**SHORT PROBLEM:** Using the material below, print a verbatim copy of every line from the one containing "Generate a web" through the one containing "const xTicks = [0, 1, 2, 3, 4, 5];", inclusive, and omit the pictures.

**DATA PROVIDED:**
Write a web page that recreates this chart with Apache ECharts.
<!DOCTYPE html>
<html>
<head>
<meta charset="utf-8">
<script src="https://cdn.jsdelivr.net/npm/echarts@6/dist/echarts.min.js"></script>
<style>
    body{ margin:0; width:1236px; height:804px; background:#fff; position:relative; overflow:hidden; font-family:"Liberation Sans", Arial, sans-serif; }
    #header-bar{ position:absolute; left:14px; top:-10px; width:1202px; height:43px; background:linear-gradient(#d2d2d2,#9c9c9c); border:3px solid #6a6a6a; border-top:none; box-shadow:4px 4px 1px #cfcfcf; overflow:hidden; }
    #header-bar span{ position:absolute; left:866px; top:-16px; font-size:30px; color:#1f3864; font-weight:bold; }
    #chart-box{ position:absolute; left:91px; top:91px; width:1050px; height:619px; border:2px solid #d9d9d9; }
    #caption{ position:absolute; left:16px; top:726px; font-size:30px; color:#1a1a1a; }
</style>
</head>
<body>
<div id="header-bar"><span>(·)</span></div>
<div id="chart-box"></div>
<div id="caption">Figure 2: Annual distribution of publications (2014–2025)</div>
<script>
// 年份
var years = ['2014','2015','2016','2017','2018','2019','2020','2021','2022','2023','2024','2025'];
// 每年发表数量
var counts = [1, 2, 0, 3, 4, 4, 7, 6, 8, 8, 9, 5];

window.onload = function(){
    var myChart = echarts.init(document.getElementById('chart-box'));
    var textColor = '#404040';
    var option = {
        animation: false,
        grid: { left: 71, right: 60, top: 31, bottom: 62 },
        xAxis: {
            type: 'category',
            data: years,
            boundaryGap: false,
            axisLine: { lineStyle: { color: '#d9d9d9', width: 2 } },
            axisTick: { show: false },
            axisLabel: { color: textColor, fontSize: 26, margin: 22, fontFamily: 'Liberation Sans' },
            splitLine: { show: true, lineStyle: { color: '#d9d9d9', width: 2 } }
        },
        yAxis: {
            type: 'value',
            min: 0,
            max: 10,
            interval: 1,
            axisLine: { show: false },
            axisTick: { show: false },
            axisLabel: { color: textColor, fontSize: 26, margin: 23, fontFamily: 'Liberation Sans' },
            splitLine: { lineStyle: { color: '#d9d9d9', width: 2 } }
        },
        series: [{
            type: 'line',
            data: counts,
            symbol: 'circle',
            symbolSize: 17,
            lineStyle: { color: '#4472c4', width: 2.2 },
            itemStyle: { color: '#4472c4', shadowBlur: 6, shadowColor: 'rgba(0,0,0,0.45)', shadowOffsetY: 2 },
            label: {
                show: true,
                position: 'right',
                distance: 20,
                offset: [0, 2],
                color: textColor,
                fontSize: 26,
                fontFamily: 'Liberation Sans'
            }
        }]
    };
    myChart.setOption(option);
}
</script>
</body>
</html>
...
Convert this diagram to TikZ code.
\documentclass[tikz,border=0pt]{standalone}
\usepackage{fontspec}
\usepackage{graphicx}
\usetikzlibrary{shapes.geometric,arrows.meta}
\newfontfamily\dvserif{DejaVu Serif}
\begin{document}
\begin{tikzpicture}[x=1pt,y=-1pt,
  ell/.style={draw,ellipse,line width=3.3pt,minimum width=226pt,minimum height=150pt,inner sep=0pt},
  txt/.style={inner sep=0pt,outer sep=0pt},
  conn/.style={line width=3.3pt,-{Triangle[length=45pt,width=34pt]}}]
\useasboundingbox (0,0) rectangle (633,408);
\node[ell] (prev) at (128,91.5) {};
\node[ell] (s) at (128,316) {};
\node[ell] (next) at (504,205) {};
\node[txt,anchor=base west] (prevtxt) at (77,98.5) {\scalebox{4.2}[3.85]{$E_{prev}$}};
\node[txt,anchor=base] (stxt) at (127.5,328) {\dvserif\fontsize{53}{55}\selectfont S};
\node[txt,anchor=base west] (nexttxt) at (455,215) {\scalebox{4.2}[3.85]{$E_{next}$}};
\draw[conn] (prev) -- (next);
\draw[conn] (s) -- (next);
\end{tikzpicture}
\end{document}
--
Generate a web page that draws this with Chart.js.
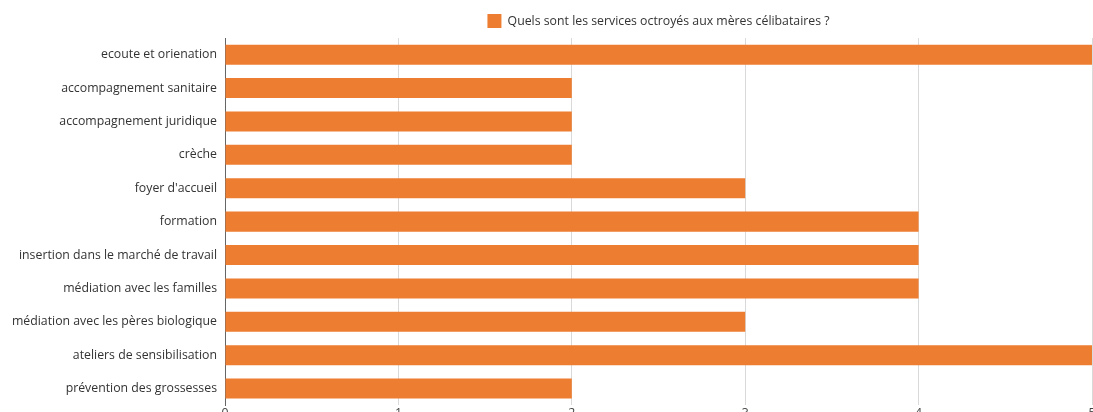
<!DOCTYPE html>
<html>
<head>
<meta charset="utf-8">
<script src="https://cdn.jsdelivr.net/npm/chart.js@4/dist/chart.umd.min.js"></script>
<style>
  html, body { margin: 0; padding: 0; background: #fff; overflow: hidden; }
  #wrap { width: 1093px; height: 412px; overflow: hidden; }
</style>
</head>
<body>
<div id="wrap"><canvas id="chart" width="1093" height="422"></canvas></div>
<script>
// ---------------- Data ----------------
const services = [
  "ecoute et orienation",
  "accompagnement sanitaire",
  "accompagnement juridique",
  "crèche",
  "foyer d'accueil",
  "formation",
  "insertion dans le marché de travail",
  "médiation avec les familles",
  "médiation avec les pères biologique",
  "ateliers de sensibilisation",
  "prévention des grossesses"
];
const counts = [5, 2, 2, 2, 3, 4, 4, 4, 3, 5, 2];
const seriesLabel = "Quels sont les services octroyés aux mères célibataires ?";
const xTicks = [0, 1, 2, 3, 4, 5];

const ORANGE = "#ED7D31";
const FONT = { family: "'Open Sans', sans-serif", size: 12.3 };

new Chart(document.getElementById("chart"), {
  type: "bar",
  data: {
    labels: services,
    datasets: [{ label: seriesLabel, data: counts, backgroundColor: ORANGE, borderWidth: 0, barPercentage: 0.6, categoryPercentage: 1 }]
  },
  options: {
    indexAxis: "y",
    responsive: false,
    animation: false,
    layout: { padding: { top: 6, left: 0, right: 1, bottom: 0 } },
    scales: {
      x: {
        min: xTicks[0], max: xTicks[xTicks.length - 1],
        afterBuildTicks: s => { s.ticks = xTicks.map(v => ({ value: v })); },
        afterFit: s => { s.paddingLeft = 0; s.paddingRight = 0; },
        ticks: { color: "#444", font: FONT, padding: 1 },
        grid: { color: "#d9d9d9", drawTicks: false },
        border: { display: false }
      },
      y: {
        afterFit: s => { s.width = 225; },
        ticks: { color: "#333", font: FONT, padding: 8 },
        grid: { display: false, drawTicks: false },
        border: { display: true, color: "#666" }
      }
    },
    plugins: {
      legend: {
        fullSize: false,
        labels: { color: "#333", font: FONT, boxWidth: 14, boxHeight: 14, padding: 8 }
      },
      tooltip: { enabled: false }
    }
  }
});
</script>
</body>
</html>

**SOLUTION TO THIS PROBLEM:**
Generate a web page that draws this with Chart.js.
<!DOCTYPE html>
<html>
<head>
<meta charset="utf-8">
<script src="https://cdn.jsdelivr.net/npm/chart.js@4/dist/chart.umd.min.js"></script>
<style>
  html, body { margin: 0; padding: 0; background: #fff; overflow: hidden; }
  #wrap { width: 1093px; height: 412px; overflow: hidden; }
</style>
</head>
<body>
<div id="wrap"><canvas id="chart" width="1093" height="422"></canvas></div>
<script>
// ---------------- Data ----------------
const services = [
  "ecoute et orienation",
  "accompagnement sanitaire",
  "accompagnement juridique",
  "crèche",
  "foyer d'accueil",
  "formation",
  "insertion dans le marché de travail",
  "médiation avec les familles",
  "médiation avec les pères biologique",
  "ateliers de sensibilisation",
  "prévention des grossesses"
];
const counts = [5, 2, 2, 2, 3, 4, 4, 4, 3, 5, 2];
const seriesLabel = "Quels sont les services octroyés aux mères célibataires ?";
const xTicks = [0, 1, 2, 3, 4, 5];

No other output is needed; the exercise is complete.